Each line below must be set down exactly; omit any image you find.

[start of SOURCE MATERIAL]

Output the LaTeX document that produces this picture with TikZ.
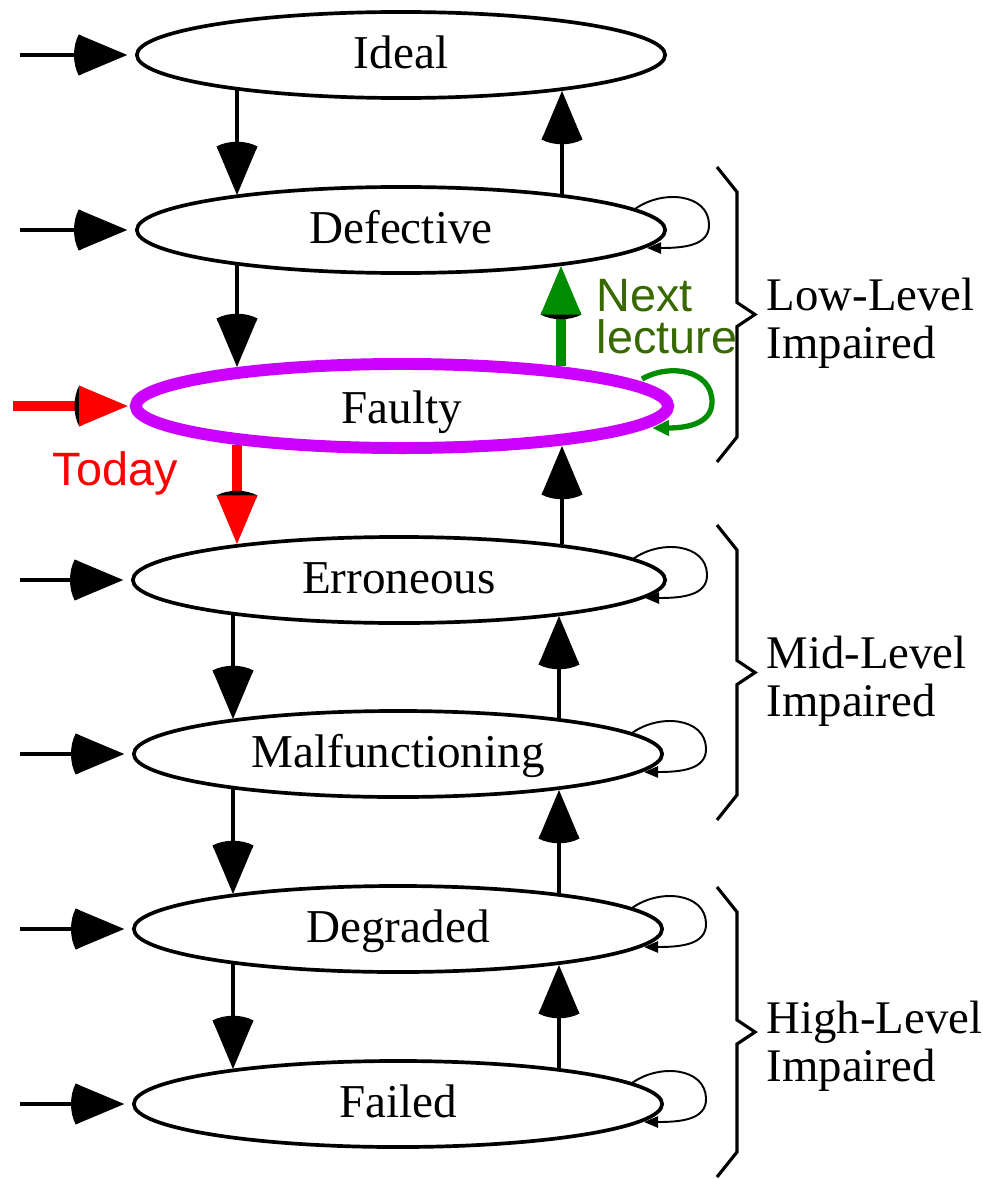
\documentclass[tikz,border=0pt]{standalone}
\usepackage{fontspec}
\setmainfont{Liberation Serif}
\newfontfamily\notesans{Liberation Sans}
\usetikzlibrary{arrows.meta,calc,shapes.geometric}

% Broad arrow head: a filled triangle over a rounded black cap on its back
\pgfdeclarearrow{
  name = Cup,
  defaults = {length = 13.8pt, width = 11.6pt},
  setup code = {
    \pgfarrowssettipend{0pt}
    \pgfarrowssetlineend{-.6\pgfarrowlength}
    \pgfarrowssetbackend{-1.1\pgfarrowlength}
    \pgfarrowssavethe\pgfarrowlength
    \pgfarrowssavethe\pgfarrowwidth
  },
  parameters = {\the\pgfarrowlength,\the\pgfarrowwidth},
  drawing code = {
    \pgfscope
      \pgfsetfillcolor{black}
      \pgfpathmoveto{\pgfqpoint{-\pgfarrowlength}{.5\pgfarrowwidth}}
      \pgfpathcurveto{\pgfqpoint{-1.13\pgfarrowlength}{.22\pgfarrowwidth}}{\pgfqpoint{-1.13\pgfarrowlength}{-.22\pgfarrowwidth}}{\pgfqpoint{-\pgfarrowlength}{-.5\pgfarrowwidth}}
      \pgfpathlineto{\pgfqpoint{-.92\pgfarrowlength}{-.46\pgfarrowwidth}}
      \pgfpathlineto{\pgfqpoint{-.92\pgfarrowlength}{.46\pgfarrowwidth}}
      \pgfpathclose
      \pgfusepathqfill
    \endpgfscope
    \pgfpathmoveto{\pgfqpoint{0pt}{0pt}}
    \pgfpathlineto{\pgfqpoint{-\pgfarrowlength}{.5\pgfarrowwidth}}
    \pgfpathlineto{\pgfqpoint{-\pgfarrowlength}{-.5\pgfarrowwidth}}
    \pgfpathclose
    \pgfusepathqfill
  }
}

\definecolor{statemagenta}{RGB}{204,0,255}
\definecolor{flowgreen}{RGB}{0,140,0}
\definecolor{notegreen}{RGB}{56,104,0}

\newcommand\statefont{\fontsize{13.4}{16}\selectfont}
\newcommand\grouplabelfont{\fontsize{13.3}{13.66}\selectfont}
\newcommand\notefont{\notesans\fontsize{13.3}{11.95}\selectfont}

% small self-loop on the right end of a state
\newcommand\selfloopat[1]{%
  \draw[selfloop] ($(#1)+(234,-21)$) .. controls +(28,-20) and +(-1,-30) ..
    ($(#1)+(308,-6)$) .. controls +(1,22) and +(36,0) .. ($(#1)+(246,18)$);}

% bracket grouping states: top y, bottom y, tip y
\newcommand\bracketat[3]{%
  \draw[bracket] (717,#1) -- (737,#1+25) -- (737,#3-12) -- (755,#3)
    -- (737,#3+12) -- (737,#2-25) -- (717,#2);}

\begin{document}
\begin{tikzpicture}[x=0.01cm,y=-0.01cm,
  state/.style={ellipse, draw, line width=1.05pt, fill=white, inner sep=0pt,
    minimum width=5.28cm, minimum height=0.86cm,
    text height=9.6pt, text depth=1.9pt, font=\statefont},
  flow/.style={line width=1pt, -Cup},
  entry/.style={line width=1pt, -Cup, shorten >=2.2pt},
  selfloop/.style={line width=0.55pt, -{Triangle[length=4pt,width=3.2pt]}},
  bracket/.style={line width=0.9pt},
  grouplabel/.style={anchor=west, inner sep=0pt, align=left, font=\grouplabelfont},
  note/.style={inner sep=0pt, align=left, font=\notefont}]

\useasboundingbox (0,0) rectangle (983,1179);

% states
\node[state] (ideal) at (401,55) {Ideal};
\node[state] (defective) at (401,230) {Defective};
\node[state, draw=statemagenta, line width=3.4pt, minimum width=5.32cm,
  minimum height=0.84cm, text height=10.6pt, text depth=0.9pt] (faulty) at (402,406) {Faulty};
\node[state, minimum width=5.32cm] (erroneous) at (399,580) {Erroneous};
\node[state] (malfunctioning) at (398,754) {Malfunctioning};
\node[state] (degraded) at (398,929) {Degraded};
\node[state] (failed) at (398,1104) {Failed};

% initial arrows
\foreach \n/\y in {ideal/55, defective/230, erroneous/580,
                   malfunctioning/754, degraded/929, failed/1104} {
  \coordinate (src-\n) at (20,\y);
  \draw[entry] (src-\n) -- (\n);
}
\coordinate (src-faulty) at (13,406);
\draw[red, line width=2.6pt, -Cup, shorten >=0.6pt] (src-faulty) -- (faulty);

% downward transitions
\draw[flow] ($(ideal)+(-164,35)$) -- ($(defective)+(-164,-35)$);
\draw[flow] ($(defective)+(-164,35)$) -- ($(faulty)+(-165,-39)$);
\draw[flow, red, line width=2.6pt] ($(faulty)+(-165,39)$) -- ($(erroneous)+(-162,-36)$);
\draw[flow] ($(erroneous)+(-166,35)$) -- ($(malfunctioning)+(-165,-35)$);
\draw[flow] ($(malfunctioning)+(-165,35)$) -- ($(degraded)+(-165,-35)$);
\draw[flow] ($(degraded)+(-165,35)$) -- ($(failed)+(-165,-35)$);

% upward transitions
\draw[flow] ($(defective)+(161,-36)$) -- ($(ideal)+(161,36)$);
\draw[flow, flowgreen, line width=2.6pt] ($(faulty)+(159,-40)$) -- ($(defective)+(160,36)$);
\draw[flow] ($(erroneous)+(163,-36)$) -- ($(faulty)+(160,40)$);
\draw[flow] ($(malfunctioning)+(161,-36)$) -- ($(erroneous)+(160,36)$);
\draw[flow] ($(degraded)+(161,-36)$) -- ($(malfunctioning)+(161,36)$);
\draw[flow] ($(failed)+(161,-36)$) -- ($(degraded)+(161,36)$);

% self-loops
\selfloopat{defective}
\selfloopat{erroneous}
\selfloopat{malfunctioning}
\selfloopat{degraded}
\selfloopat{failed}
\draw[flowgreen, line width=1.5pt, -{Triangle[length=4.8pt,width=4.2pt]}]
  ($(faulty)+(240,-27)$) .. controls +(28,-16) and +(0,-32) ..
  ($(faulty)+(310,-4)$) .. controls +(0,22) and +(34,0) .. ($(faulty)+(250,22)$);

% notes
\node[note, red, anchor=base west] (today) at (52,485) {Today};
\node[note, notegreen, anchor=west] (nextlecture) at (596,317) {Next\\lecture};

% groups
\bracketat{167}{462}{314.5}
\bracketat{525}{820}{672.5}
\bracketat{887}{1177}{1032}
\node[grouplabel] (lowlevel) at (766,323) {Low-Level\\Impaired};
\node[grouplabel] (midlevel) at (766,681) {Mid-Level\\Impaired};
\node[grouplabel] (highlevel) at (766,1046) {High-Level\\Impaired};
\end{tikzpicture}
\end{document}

[end of SOURCE MATERIAL]

*SOLUTION TO THIS EXERCISE*:
Output the LaTeX document that produces this picture with TikZ.
\documentclass[tikz,border=0pt]{standalone}
\usepackage{fontspec}
\setmainfont{Liberation Serif}
\newfontfamily\notesans{Liberation Sans}
\usetikzlibrary{arrows.meta,calc,shapes.geometric}

% Broad arrow head: a filled triangle over a rounded black cap on its back
\pgfdeclarearrow{
  name = Cup,
  defaults = {length = 13.8pt, width = 11.6pt},
  setup code = {
    \pgfarrowssettipend{0pt}
    \pgfarrowssetlineend{-.6\pgfarrowlength}
    \pgfarrowssetbackend{-1.1\pgfarrowlength}
    \pgfarrowssavethe\pgfarrowlength
    \pgfarrowssavethe\pgfarrowwidth
  },
  parameters = {\the\pgfarrowlength,\the\pgfarrowwidth},
  drawing code = {
    \pgfscope
      \pgfsetfillcolor{black}
      \pgfpathmoveto{\pgfqpoint{-\pgfarrowlength}{.5\pgfarrowwidth}}
      \pgfpathcurveto{\pgfqpoint{-1.13\pgfarrowlength}{.22\pgfarrowwidth}}{\pgfqpoint{-1.13\pgfarrowlength}{-.22\pgfarrowwidth}}{\pgfqpoint{-\pgfarrowlength}{-.5\pgfarrowwidth}}
      \pgfpathlineto{\pgfqpoint{-.92\pgfarrowlength}{-.46\pgfarrowwidth}}
      \pgfpathlineto{\pgfqpoint{-.92\pgfarrowlength}{.46\pgfarrowwidth}}
      \pgfpathclose
      \pgfusepathqfill
    \endpgfscope
    \pgfpathmoveto{\pgfqpoint{0pt}{0pt}}
    \pgfpathlineto{\pgfqpoint{-\pgfarrowlength}{.5\pgfarrowwidth}}
    \pgfpathlineto{\pgfqpoint{-\pgfarrowlength}{-.5\pgfarrowwidth}}
    \pgfpathclose
    \pgfusepathqfill
  }
}

\definecolor{statemagenta}{RGB}{204,0,255}
\definecolor{flowgreen}{RGB}{0,140,0}
\definecolor{notegreen}{RGB}{56,104,0}

\newcommand\statefont{\fontsize{13.4}{16}\selectfont}
\newcommand\grouplabelfont{\fontsize{13.3}{13.66}\selectfont}
\newcommand\notefont{\notesans\fontsize{13.3}{11.95}\selectfont}

% small self-loop on the right end of a state
\newcommand\selfloopat[1]{%
  \draw[selfloop] ($(#1)+(234,-21)$) .. controls +(28,-20) and +(-1,-30) ..
    ($(#1)+(308,-6)$) .. controls +(1,22) and +(36,0) .. ($(#1)+(246,18)$);}

% bracket grouping states: top y, bottom y, tip y
\newcommand\bracketat[3]{%
  \draw[bracket] (717,#1) -- (737,#1+25) -- (737,#3-12) -- (755,#3)
    -- (737,#3+12) -- (737,#2-25) -- (717,#2);}

\begin{document}
\begin{tikzpicture}[x=0.01cm,y=-0.01cm,
  state/.style={ellipse, draw, line width=1.05pt, fill=white, inner sep=0pt,
    minimum width=5.28cm, minimum height=0.86cm,
    text height=9.6pt, text depth=1.9pt, font=\statefont},
  flow/.style={line width=1pt, -Cup},
  entry/.style={line width=1pt, -Cup, shorten >=2.2pt},
  selfloop/.style={line width=0.55pt, -{Triangle[length=4pt,width=3.2pt]}},
  bracket/.style={line width=0.9pt},
  grouplabel/.style={anchor=west, inner sep=0pt, align=left, font=\grouplabelfont},
  note/.style={inner sep=0pt, align=left, font=\notefont}]

\useasboundingbox (0,0) rectangle (983,1179);

% states
\node[state] (ideal) at (401,55) {Ideal};
\node[state] (defective) at (401,230) {Defective};
\node[state, draw=statemagenta, line width=3.4pt, minimum width=5.32cm,
  minimum height=0.84cm, text height=10.6pt, text depth=0.9pt] (faulty) at (402,406) {Faulty};
\node[state, minimum width=5.32cm] (erroneous) at (399,580) {Erroneous};
\node[state] (malfunctioning) at (398,754) {Malfunctioning};
\node[state] (degraded) at (398,929) {Degraded};
\node[state] (failed) at (398,1104) {Failed};

% initial arrows
\foreach \n/\y in {ideal/55, defective/230, erroneous/580,
                   malfunctioning/754, degraded/929, failed/1104} {
  \coordinate (src-\n) at (20,\y);
  \draw[entry] (src-\n) -- (\n);
}
\coordinate (src-faulty) at (13,406);
\draw[red, line width=2.6pt, -Cup, shorten >=0.6pt] (src-faulty) -- (faulty);

% downward transitions
\draw[flow] ($(ideal)+(-164,35)$) -- ($(defective)+(-164,-35)$);
\draw[flow] ($(defective)+(-164,35)$) -- ($(faulty)+(-165,-39)$);
\draw[flow, red, line width=2.6pt] ($(faulty)+(-165,39)$) -- ($(erroneous)+(-162,-36)$);
\draw[flow] ($(erroneous)+(-166,35)$) -- ($(malfunctioning)+(-165,-35)$);
\draw[flow] ($(malfunctioning)+(-165,35)$) -- ($(degraded)+(-165,-35)$);
\draw[flow] ($(degraded)+(-165,35)$) -- ($(failed)+(-165,-35)$);

% upward transitions
\draw[flow] ($(defective)+(161,-36)$) -- ($(ideal)+(161,36)$);
\draw[flow, flowgreen, line width=2.6pt] ($(faulty)+(159,-40)$) -- ($(defective)+(160,36)$);
\draw[flow] ($(erroneous)+(163,-36)$) -- ($(faulty)+(160,40)$);
\draw[flow] ($(malfunctioning)+(161,-36)$) -- ($(erroneous)+(160,36)$);
\draw[flow] ($(degraded)+(161,-36)$) -- ($(malfunctioning)+(161,36)$);
\draw[flow] ($(failed)+(161,-36)$) -- ($(degraded)+(161,36)$);

% self-loops
\selfloopat{defective}
\selfloopat{erroneous}
\selfloopat{malfunctioning}
\selfloopat{degraded}
\selfloopat{failed}
\draw[flowgreen, line width=1.5pt, -{Triangle[length=4.8pt,width=4.2pt]}]
  ($(faulty)+(240,-27)$) .. controls +(28,-16) and +(0,-32) ..
  ($(faulty)+(310,-4)$) .. controls +(0,22) and +(34,0) .. ($(faulty)+(250,22)$);

% notes
\node[note, red, anchor=base west] (today) at (52,485) {Today};
\node[note, notegreen, anchor=west] (nextlecture) at (596,317) {Next\\lecture};

% groups
\bracketat{167}{462}{314.5}
\bracketat{525}{820}{672.5}
\bracketat{887}{1177}{1032}
\node[grouplabel] (lowlevel) at (766,323) {Low-Level\\Impaired};
\node[grouplabel] (midlevel) at (766,681) {Mid-Level\\Impaired};
\node[grouplabel] (highlevel) at (766,1046) {High-Level\\Impaired};
\end{tikzpicture}
\end{document}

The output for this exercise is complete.